Affecting approximately 2.3 million people worldwide, MS is characterized by inflammation and demyelination within the central nervous system. This process damages the myelin sheath, the protective layer around nerve fibers, hindering efficient electrical signal transmission. The cerebellum, a brain region crucial for balance and coordinated movement, is particularly susceptible to this inflammatory assault, as detailed by the National Multiple Sclerosis Society.
Damage in the cerebellum often triggers tremors, unsteady gait, and difficulty controlling muscles, symptoms that typically intensify over time. A groundbreaking study from the University of California, Riverside, highlighted by ScienceDaily on January 6, 2026, offers fresh insight into this decline.
This research, published in the Proceedings of the National Academy of Sciences, points to malfunctioning mitochondria as a major contributor to the progressive breakdown of cerebellar neurons. Specifically, the loss of Purkinje cells, vital for movement, appears closely tied to worsening motor problems in MS patients.

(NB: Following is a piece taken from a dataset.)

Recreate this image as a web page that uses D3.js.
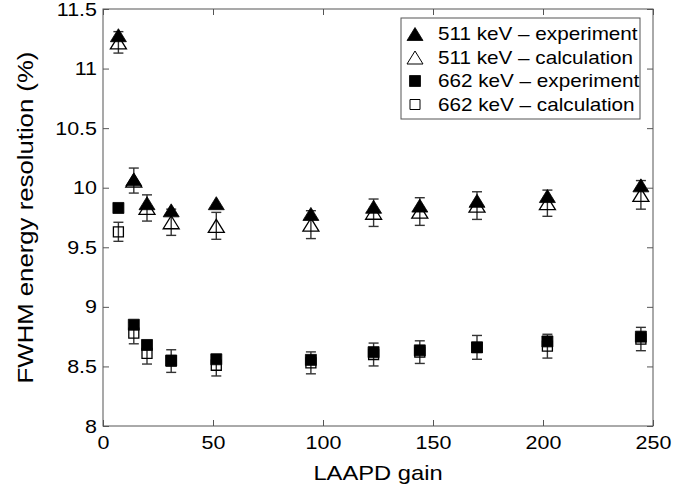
<!DOCTYPE html>
<html>
<head>
<meta charset="utf-8">
<script src="https://cdn.jsdelivr.net/npm/d3@7"></script>
<style>
  html, body { margin: 0; padding: 0; background: #fff; }
  svg { display: block; font-family: "Liberation Sans", Arial, Helvetica, sans-serif; }
</style>
</head>
<body>
<svg id="chart" width="688" height="489"></svg>
<script>
// LAAPD gain values at which the resolution was measured
const gain = [7, 14, 20, 31, 51.5, 94.5, 123, 144, 170, 202, 244.5];

// 511 keV: measured and calculated FWHM (%), with calculation uncertainty
const exp511  = [11.28, 10.07, 9.87, 9.81, 9.87, 9.78, 9.84, 9.85, 9.89, 9.93, 10.02];
const calc511 = [11.22, 10.06, 9.83, 9.71, 9.68, 9.69, 9.79, 9.80, 9.85, 9.87, 9.94];
const err511  = [0.09, 0.105, 0.11, 0.11, 0.113, 0.117, 0.115, 0.116, 0.116, 0.11, 0.12];

// 662 keV: measured and calculated FWHM (%), with calculation uncertainty
const exp662  = [9.83, 8.85, 8.68, 8.55, 8.56, 8.555, 8.62, 8.635, 8.66, 8.71, 8.75];
const calc662 = [9.63, 8.78, 8.61, 8.545, 8.51, 8.53, 8.60, 8.62, 8.66, 8.67, 8.73];
const err662  = [0.08, 0.09, 0.09, 0.095, 0.09, 0.092, 0.096, 0.095, 0.1, 0.1, 0.098];

const xTicks = [0, 50, 100, 150, 200, 250];
const yTicks = [8, 8.5, 9, 9.5, 10, 10.5, 11, 11.5];
const yTickLabels = ["8", "8.5", "9", "9.5", "10", "10.5", "11", "11.5"];

const legendLabels = [
  "511 keV \u2013 experiment",
  "511 keV \u2013 calculation",
  "662 keV \u2013 experiment",
  "662 keV \u2013 calculation"
];

const svg = d3.select("#chart");
const plotL = 103, plotR = 653, plotT = 9, plotB = 426;

const x = d3.scaleLinear().domain([0, 250]).range([plotL, plotR]);
const y = d3.scaleLinear().domain([8, 11.5]).range([plotB, plotT]);

const axisColor = "#555";
const tickLen = 6;
// the typeface runs a little wider than Arial metrics
const widen = 1.13;

// frame
svg.append("rect")
  .attr("x", plotL).attr("y", plotT)
  .attr("width", plotR - plotL).attr("height", plotB - plotT)
  .attr("fill", "none").attr("stroke", axisColor).attr("stroke-width", 1);

// inward ticks on all four sides
const bx = svg.append("g").attr("transform", `translate(0,${plotB})`)
  .call(d3.axisBottom(x).tickValues(xTicks).tickSize(-tickLen).tickPadding(9).tickFormat(d3.format("d")));
const tx = svg.append("g").attr("transform", `translate(0,${plotT})`)
  .call(d3.axisTop(x).tickValues(xTicks).tickSize(-tickLen).tickFormat(""));
const ly = svg.append("g").attr("transform", `translate(${plotL},0)`)
  .call(d3.axisLeft(y).tickValues(yTicks).tickSize(-tickLen).tickPadding(6)
    .tickFormat((d, i) => yTickLabels[i]));
const ry = svg.append("g").attr("transform", `translate(${plotR},0)`)
  .call(d3.axisRight(y).tickValues(yTicks).tickSize(-tickLen).tickFormat(""));

[bx, tx, ly, ry].forEach(g => {
  g.select(".domain").remove();
  g.selectAll(".tick line").attr("stroke", axisColor);
  g.selectAll(".tick text").attr("fill", "#000").attr("font-size", 19)
    .attr("font-family", "Liberation Sans, Arial, sans-serif")
    .each(function () {
      const t = d3.select(this);
      const tx0 = +t.attr("x") || 0, ty0 = +t.attr("y") || 0;
      t.attr("x", 0).attr("y", 0)
        .attr("transform", `translate(${tx0},${ty0}) scale(${widen},1)`);
    });
});

// axis titles
svg.append("text")
  .attr("transform", `translate(${(plotL + plotR) / 2},480) scale(${widen},1)`)
  .attr("text-anchor", "middle").attr("font-size", 21)
  .text("LAAPD gain");
svg.append("text")
  .attr("transform", `translate(33,${(plotT + plotB) / 2}) rotate(-90) scale(1.17,1)`)
  .attr("text-anchor", "middle").attr("font-size", 22)
  .text("FWHM energy resolution (%)");

// marker shapes
const triW = 16, triH = 13;
const triPath = (w, h) => `M0,${-h / 2}L${w / 2},${h / 2}L${-w / 2},${h / 2}Z`;
const sqPath = s => `M${-s / 2},${-s / 2}h${s}v${s}h${-s}Z`;

const errColor = "#333";
const capW = 10;

function errorBars(vals, errs) {
  const g = svg.append("g");
  gain.forEach((gv, i) => {
    const cx = x(gv), y0 = y(vals[i] - errs[i]), y1 = y(vals[i] + errs[i]);
    g.append("line").attr("x1", cx).attr("x2", cx).attr("y1", y0).attr("y2", y1)
      .attr("stroke", errColor).attr("stroke-width", 1.4);
    [y0, y1].forEach(yy => g.append("line")
      .attr("x1", cx - capW / 2).attr("x2", cx + capW / 2).attr("y1", yy).attr("y2", yy)
      .attr("stroke", errColor).attr("stroke-width", 1.4));
  });
}

function markers(vals, path, filled) {
  svg.append("g").selectAll("path").data(vals).join("path")
    .attr("transform", (d, i) => `translate(${x(gain[i])},${y(d)})`)
    .attr("d", path)
    .attr("fill", filled ? "#000" : "none")
    .attr("stroke", "#000").attr("stroke-width", filled ? 0.8 : 1.3);
}

// calculated series (open markers with uncertainties)
errorBars(calc511, err511);
markers(calc511, triPath(triW, triH), false);
errorBars(calc662, err662);
markers(calc662, sqPath(10), false);

// measured series (filled markers)
markers(exp511, triPath(triW, triH), true);
markers(exp662, sqPath(11), true);

// legend
const lg = svg.append("g");
lg.append("rect").attr("x", 401).attr("y", 18).attr("width", 239).attr("height", 101)
  .attr("fill", "#fff").attr("stroke", axisColor).attr("stroke-width", 1);
const legendShapes = [
  { d: triPath(triW, triH), filled: true },
  { d: triPath(triW, triH), filled: false },
  { d: sqPath(11), filled: true },
  { d: sqPath(10), filled: false }
];
const rowY = d3.scaleLinear().domain([0, 3]).range([34, 104.5]);
legendLabels.forEach((t, i) => {
  const s = legendShapes[i];
  lg.append("path").attr("transform", `translate(415,${rowY(i)})`).attr("d", s.d)
    .attr("fill", s.filled ? "#000" : "none").attr("stroke", "#000")
    .attr("stroke-width", s.filled ? 0.8 : 1);
  lg.append("text").attr("transform", `translate(438,${rowY(i)}) scale(1.15,1)`)
    .attr("dy", "0.36em").attr("font-size", 18).text(t);
});
</script>
</body>
</html>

The cellular power failure: how MS steals balance and movement
Mitochondria, often called the “powerhouses” of the cell, are responsible for generating most of a cell’s energy. In MS, this critical function is severely compromised. Seema Tiwari-Woodruff, a professor of biomedical sciences at the UC Riverside School of Medicine and lead researcher, explains that inflammation and demyelination in the cerebellum disrupt mitochondrial function.
“Our study proposes that this disruption contributes to nerve damage and Purkinje cell loss,” Tiwari-Woodruff stated. Researchers observed a significant loss of the mitochondrial protein COXIV in demyelinated Purkinje cells, directly linking mitochondrial impairment to cell death and cerebellar damage. This insight is crucial for understanding why multiple sclerosis slowly steals balance and movement.

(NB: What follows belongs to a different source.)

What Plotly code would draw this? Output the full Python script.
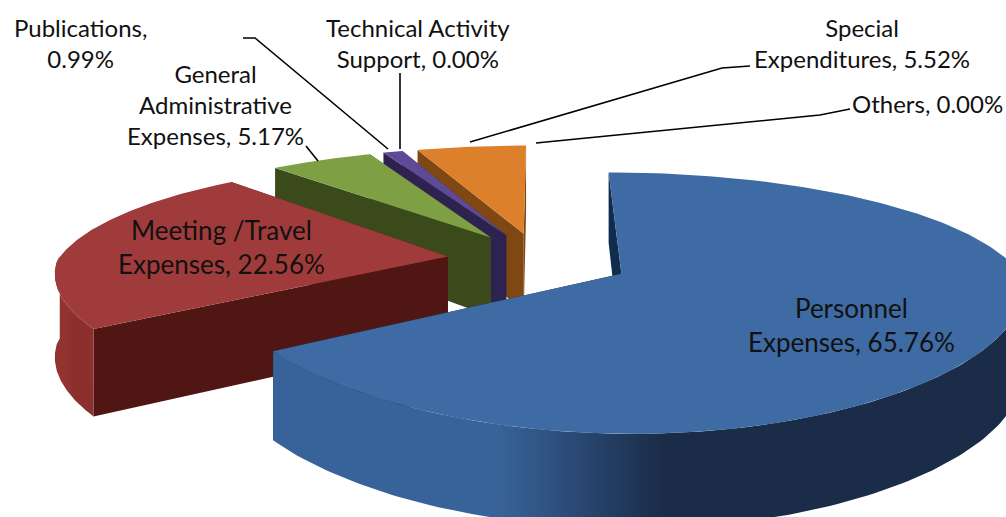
import numpy as np
import plotly.graph_objects as go

categories = ["Personnel Expenses", "Meeting /Travel Expenses", "General Administrative Expenses",
              "Publications", "Technical Activity Support", "Special Expenditures", "Others"]
values = [65.76, 22.56, 5.17, 0.99, 0.00, 5.52, 0.00]
top_colors = ["#3e6ba3", "#a03b3b", "#7f9f45", "#5f4a95", "#5f4a95", "#dd802c", "#dd802c"]
wall_colors = ["#122c4d", "#4f1614", "#3b4a1a", "#2e2350", "#2e2350", "#7f4712", "#7f4712"]
rim_light = ["#38639a", "#93332f", "#4a611f", "#3a2d63", "#3a2d63", "#94541a", "#94541a"]
rim_dark = ["#1a2c48", "#8c302d", "#3d5018", "#2e2350", "#2e2350", "#7f4712", "#7f4712"]
paint_order = [5, 3, 2, 1, 0]

label_text = [
    "Personnel<br>Expenses, {:.2f}%",
    "Meeting /Travel<br>Expenses, {:.2f}%",
    "General<br>Administrative<br>Expenses, {:.2f}%",
    "Publications,<br>{:.2f}%",
    "Technical Activity<br>Support, {:.2f}%",
    "Special<br>Expenditures, {:.2f}%",
    "Others, {:.2f}%",
]
label_pos = [(851, 325), (221, 247), (215, 104), (80, 43), (418, 43), (862, 43), (927, 103)]
label_size = [26, 26, 24, 24, 24, 24, 24]

CX, CY, RX, RY, DEPTH, EXPLODE = 539, 260, 390, 118, 82, 0.237
PERSP_BACK, PERSP_BACK_X, PERSP_FRONT_X = 0.22, 0.19, 0.12
W, H = 1006, 517


def project(u, v, z=0.0):
    u, v = np.asarray(u, float), np.asarray(v, float)
    sy = 1 / (1 + PERSP_BACK * v)
    sx = 1 / (1 + np.where(v > 0, PERSP_BACK_X, PERSP_FRONT_X) * v)
    return CX + RX * u * sx, CY - RY * v * sy + DEPTH * z * sx


def polygon(fig, x, y, name, color=None, grad=None):
    kw = dict(fillcolor=color) if grad is None else dict(fillgradient=grad)
    fig.add_trace(go.Scatter(x=x, y=y, mode="lines", fill="toself", line=dict(width=0),
                             name=name, hoverinfo="name", showlegend=False, **kw))


fig = go.Figure()
edges = np.cumsum([0] + values) * 3.6
for i in paint_order:
    a0, a1 = np.radians(edges[i]), np.radians(edges[i + 1])
    mid = (a0 + a1) / 2
    ox, oy = EXPLODE * np.sin(mid), EXPLODE * np.cos(mid)
    t = np.linspace(a0, a1, 200)
    u, v = ox + np.sin(t), oy + np.cos(t)
    for a in (a0, a1):
        uw = np.array([ox, ox + np.sin(a), ox + np.sin(a), ox])
        vw = np.array([oy, oy + np.cos(a), oy + np.cos(a), oy])
        xw, yw = project(uw, vw, np.array([0, 0, 1, 1]))
        polygon(fig, xw, yw, categories[i], color=wall_colors[i])
    front = np.cos(t) < 0
    if front.any():
        xa, ya = project(u[front], v[front], 0)
        xb, yb = project(u[front], v[front], 1)
        grad = dict(type="horizontal",
                    colorscale=[[0, rim_light[i]], [0.3, rim_light[i]], [0.52, rim_dark[i]], [1, rim_dark[i]]])
        polygon(fig, np.r_[xa, xb[::-1]], np.r_[ya, yb[::-1]], categories[i], grad=grad)
    xt, yt = project(np.r_[ox, u], np.r_[oy, v], 0)
    polygon(fig, xt, yt, categories[i], color=top_colors[i])

for i, (txt, (px, py)) in enumerate(zip(label_text, label_pos)):
    fig.add_annotation(x=px, y=py, text=txt.format(values[i]), showarrow=False, align="center",
                       xref="x", yref="y", font=dict(family="Lato", size=label_size[i], color="#111111"))

leaders = [
    "M 243 38 L 255 38 L 388 149",
    "M 400 73 L 400 149",
    "M 750 66 L 722 68 L 470 142",
    "M 850 109 L 820 115 L 536 143",
    "M 306 146 L 318 161",
]
for p in leaders:
    fig.add_shape(type="path", path=p, line=dict(color="#000000", width=1.6), xref="x", yref="y")

fig.update_xaxes(range=[0, W], visible=False, fixedrange=True)
fig.update_yaxes(range=[H, 0], visible=False, fixedrange=True)
fig.update_layout(width=W, height=H, margin=dict(l=0, r=0, t=0, b=0), paper_bgcolor="white",
                  plot_bgcolor="white", showlegend=False)
fig.write_html("out.html", config={"displayModeBar": False},
               post_script="document.body.style.margin='0';document.body.style.overflow='hidden';")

Purkinje neurons, large and highly active cells within the cerebellum, are essential for coordinating smooth, precise movements, from walking to fine motor skills. The National Institute of Neurological Disorders and Stroke emphasizes the cerebellum’s role. As these neurons weaken and die due to energy failure, individuals with MS develop ataxia, a condition marked by poor coordination and unstable movement. Their gradual loss explains the progressive motor decline.
Protecting brain energy systems for future therapies
To further understand this cellular breakdown, the researchers utilized an experimental autoimmune encephalomyelitis (EAE) mouse model, which mimics MS-like symptoms. This allowed them to track mitochondrial changes as the disease advanced, observing a steady decline in Purkinje cells that mirrored human MS progression.
“The remaining neurons don’t work as well because their mitochondria, the energy-producing parts, start to fail,” Tiwari-Woodruff noted. This early breakdown of myelin, coupled with energy loss and neuronal damage, sets the stage for the later death of brain cells, intensifying motor problems as the disease progresses.
This research suggests that protecting and restoring brain energy systems could be a pivotal strategy for slowing the progression of MS symptoms. Targeting mitochondrial health represents a promising avenue for developing therapies that might preserve balance and movement, offering new hope beyond managing inflammation alone.
The unraveling of how mitochondrial dysfunction leads to Purkinje cell death provides a clearer picture of the insidious nature of MS. Moving beyond traditional anti-inflammatory approaches, future treatments may focus on bolstering cellular energy production and safeguarding these vital neurons. This shift could fundamentally change how we approach preserving motor function in MS patients.